Saturday, February 27, 2010

World of Color

This week students will continue to learn about colors. This unit explores a lot more than just naming and labeling colors. Students will learn about how to interact with colors, and explore topics such as color mixing, stains, fading, camouflage, and color patterns. Students will learn that color can be found in nature, that color can carry information, that paints and dyes are used to color things, that colors can be mixed to make new colors, and that sun and washing can make colors fade.

One of my favorite books on color mixing is "Mouse Paint" by Ellen Stoll Walsh. In this book 3 mice dip themselves into three different paint jars: red, blue and yellow. They quickly learn that when they mix the colors they create whole new combinations. Children learn that if you mix red and blue together you will get purple, if you mix yellow and blue you make green, and if you mix red and yellow you will make orange.

Take a trip to the Burlington Public Library and take out a copy of "Mouse Paint." When you finish reading this story with your child be creative and play with colors. This can be done several ways. If you are up for mess you can certainly do it with paints. You can also recreate this activity by using water and food coloring. Put water in 3 cups and add a few drop of food coloring to the water. In cup one add red food coloring, in cup two add yellow food coloring and in cup three add blue food coloring. Using an eye dropper have the children mix the colors between cups and let them explore what happens when you mix the colors together. You might want to guide them at first and refer back to the book to see if they can recreate some of the colors. If left on their own they will most likely mix all of the colors together at once and make black.

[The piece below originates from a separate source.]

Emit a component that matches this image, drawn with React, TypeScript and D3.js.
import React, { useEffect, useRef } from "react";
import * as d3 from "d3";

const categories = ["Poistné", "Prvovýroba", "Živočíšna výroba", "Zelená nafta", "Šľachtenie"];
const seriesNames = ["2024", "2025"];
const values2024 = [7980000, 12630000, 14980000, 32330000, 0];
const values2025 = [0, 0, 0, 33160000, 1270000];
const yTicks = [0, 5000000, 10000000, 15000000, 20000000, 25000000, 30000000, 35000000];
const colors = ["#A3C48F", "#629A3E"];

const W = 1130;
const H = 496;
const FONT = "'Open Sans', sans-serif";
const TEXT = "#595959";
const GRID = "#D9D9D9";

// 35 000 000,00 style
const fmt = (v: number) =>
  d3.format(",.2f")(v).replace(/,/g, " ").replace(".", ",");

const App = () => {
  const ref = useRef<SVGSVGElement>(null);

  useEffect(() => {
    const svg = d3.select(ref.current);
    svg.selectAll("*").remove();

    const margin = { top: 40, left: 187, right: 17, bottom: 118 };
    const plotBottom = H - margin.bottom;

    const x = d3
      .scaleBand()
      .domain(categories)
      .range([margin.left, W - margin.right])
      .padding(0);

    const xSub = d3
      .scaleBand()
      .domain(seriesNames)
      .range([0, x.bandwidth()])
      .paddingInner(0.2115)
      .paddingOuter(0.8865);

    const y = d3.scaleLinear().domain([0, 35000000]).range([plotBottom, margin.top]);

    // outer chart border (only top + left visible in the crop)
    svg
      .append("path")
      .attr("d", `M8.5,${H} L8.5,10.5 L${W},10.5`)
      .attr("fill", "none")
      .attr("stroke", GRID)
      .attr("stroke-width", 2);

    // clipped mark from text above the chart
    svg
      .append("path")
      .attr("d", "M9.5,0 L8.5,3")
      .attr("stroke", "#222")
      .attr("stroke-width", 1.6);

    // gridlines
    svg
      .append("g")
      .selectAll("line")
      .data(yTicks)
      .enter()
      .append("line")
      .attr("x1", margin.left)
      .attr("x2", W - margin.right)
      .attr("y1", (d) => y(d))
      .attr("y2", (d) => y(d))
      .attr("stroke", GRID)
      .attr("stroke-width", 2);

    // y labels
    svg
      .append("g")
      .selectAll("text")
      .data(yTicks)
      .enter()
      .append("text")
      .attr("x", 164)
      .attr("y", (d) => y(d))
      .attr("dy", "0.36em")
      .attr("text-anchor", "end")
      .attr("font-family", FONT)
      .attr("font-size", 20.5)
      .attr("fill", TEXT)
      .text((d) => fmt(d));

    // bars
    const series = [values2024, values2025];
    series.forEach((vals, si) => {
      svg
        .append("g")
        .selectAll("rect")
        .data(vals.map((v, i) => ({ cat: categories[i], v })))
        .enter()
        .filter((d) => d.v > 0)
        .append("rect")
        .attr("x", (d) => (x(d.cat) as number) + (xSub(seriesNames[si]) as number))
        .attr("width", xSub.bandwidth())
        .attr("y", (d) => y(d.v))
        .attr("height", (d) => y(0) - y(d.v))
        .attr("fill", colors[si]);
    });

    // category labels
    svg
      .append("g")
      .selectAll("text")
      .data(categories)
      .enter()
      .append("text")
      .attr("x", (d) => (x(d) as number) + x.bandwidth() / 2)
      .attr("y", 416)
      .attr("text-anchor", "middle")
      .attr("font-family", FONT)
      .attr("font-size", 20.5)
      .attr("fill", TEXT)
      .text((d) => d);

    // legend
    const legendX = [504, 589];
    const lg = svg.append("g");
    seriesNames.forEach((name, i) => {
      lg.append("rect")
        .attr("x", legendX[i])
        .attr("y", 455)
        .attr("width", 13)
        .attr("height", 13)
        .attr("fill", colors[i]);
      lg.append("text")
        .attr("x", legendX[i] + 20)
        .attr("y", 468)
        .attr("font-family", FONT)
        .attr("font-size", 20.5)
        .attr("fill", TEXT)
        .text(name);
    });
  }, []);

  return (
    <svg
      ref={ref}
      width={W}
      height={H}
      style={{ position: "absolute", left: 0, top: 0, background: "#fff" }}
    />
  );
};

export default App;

Another great book on color mixing is "Little Blue and Little Yellow" by Leo Leoni.

This book also focuses on color mixing and can also be used to teach colors and what happens when you mix colors together.

It's All in the Name

Since we have started our program blog I have spent a lot of time looking at other early childhood blogs to see how they share information with families and other early childhood educators. This past weekend I saw several posts about beginning letter
identification by using the letters in a child's name. One of the things we know is that in order for children to make connections and retain information it has to
be meaningful. What better way to begin letter recognition then through beginning to identify the letters in their names? This is done several ways in the integrated preschool that are simple and can be recreated in any educational setting.

When the students arrive every day, they have to find their name tag on the door and check themselves in school by putting their name tag in a designated space. By engaging in this activity, children not only recognize their names, but also begin to practice one to one correspondence skills at circle time by placing their name tag on a number line. I'm always amazed at how quickly the children not only learn their name, but also the names of their peers. In one of the classrooms, when children move from center to center, they have to find their name and sign in. This idea not only works on name and letter recognition,
but it also works on development of fine motor skills. Notice how the names are posted on the wall. This works on several aspects of development, such as the development of shoulder and hand strength, refinement of small muscle control, as well as proper wrist extension Teachers place the children's names on their spots on the rug. Some name tags have the child's entire name, others have the first letter of the child's name. Of course, children are always provided with name tags to put their name on their work. Some students can do this independently, other need models and some students require their name to be dotted out for them to trace.

All of these activities are embedded into the daily routine of the program. They facilitate not only name recognition, but also a connection to alphabet awareness in a developmentally appropriate, meaningful and contextual way.